At the Stewart Detention Center in Lumpkin, Georgia, for example, advocates have long documented egregious civil and human rights abuses. In 2015, ICE’s own Office of Detention Oversight issued an inspection report finding 10 areas of deficiencies at Stewart, which is owned and operated by private prison company CoreCivic (formerly Corrections Corporation of America). Many of those deficiencies are again reported in the Inspector General’s new report, including issues with food, the custody classification and grievance systems and use of solitary confinement.
At the Otero County Processing Center in New Mexico, the new report found that people detained there did not have access to working phones and that even the Office of Inspector General’s phone numbers were restricted from use. How are we to take seriously any claim by ICE that it will remedy violations at the detention centers when it restricts access to the very systems that are supposed to hold it accountable?
As if these reports were not bad enough, the Trump administration has stated its intention to roll back existing detention standards and has moved to further expand immigration detention. ICE has already requested proposals for detention facilities in the Midwest and south Texas, which would expand the system by up to 3,000 beds. Last month, together with partner organizations, including ACLU affiliates and legal service providers in the affected states, we sent a response to ICE to oppose any new expansion in light its long history of detainee abuse.
Other steps can also be taken. Call on your local officials to oppose proposals to build new detention facilities in their jurisdictions. And demand that Congress not spend one more taxpayer dime to expand a system of suffering and misery.
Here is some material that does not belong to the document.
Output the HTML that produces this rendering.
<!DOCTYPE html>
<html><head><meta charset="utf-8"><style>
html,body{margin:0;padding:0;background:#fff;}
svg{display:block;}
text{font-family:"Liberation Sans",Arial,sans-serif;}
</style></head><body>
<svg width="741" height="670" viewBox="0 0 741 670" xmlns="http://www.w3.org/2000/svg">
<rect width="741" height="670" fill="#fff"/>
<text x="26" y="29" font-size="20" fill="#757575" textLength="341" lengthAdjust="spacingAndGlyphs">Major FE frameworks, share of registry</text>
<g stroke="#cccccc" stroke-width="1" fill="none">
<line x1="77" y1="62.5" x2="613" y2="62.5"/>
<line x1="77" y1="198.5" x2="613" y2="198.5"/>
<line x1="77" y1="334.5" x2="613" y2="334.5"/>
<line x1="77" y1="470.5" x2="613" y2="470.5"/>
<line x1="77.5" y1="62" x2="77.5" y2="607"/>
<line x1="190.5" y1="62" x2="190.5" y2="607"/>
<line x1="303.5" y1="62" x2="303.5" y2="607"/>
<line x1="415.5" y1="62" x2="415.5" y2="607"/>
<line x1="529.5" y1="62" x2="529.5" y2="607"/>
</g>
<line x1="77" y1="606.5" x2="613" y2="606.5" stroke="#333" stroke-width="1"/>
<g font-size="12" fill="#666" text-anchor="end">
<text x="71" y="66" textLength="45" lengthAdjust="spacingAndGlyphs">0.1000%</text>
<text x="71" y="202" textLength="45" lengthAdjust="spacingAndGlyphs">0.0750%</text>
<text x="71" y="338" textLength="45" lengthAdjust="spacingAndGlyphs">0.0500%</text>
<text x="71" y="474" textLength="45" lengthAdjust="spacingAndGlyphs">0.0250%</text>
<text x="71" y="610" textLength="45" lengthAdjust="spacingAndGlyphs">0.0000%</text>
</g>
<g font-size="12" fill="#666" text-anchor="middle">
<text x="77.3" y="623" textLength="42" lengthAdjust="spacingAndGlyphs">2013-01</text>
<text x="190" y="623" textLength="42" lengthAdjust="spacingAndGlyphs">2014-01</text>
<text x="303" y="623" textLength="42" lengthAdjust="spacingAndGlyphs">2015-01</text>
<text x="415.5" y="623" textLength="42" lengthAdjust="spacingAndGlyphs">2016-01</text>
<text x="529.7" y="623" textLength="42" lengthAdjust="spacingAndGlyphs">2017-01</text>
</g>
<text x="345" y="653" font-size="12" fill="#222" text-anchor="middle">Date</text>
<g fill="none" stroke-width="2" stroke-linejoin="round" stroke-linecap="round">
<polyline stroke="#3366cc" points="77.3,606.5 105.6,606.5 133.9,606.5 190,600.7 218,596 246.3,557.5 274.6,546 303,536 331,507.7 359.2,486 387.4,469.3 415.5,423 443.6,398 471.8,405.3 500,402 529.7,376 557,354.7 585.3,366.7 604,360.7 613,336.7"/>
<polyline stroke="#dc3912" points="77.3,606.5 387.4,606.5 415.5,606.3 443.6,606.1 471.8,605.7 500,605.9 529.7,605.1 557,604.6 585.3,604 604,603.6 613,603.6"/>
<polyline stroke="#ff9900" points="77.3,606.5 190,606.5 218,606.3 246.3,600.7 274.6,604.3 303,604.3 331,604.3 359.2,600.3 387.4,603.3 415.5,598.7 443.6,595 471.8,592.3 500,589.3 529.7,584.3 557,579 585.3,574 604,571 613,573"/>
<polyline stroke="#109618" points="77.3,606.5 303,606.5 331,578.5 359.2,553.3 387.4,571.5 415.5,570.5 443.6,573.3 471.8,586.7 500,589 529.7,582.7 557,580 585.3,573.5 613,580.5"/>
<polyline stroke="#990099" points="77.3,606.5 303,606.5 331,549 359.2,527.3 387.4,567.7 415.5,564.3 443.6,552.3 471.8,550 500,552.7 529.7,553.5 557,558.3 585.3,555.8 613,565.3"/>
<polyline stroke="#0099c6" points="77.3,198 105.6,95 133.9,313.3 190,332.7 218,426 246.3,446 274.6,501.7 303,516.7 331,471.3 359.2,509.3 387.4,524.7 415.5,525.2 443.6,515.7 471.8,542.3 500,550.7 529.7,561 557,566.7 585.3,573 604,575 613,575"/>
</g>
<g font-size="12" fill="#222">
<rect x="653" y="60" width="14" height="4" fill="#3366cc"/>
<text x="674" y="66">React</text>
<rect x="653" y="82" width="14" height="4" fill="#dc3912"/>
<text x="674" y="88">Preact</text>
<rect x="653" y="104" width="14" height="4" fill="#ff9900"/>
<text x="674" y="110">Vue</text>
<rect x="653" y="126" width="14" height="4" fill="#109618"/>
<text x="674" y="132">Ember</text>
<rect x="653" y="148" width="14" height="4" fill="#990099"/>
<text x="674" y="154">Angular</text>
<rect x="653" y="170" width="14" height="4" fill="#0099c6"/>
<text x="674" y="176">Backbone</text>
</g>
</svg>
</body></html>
Additionally, Congress should stop the overuse of immigration detention and create better measures of accountability and oversight. Earlier this year, Representatives Pramila Jayapal and Adam Smith introduced the Dignity for Detained Immigrants Act. Among other provisions, the bill sets binding standards for immigration detention facilities, ensures oversight and transparency, and ends the use of for-profit prisons and county jails. It also sets penalties, including canceling contracts for places that repeatedly fail inspections.
The way to address the violations found by the Inspector General is to stop ICE’s reckless expansion, release people from immigration detention, and prohibit ICE from using dangerous and inhumane jails.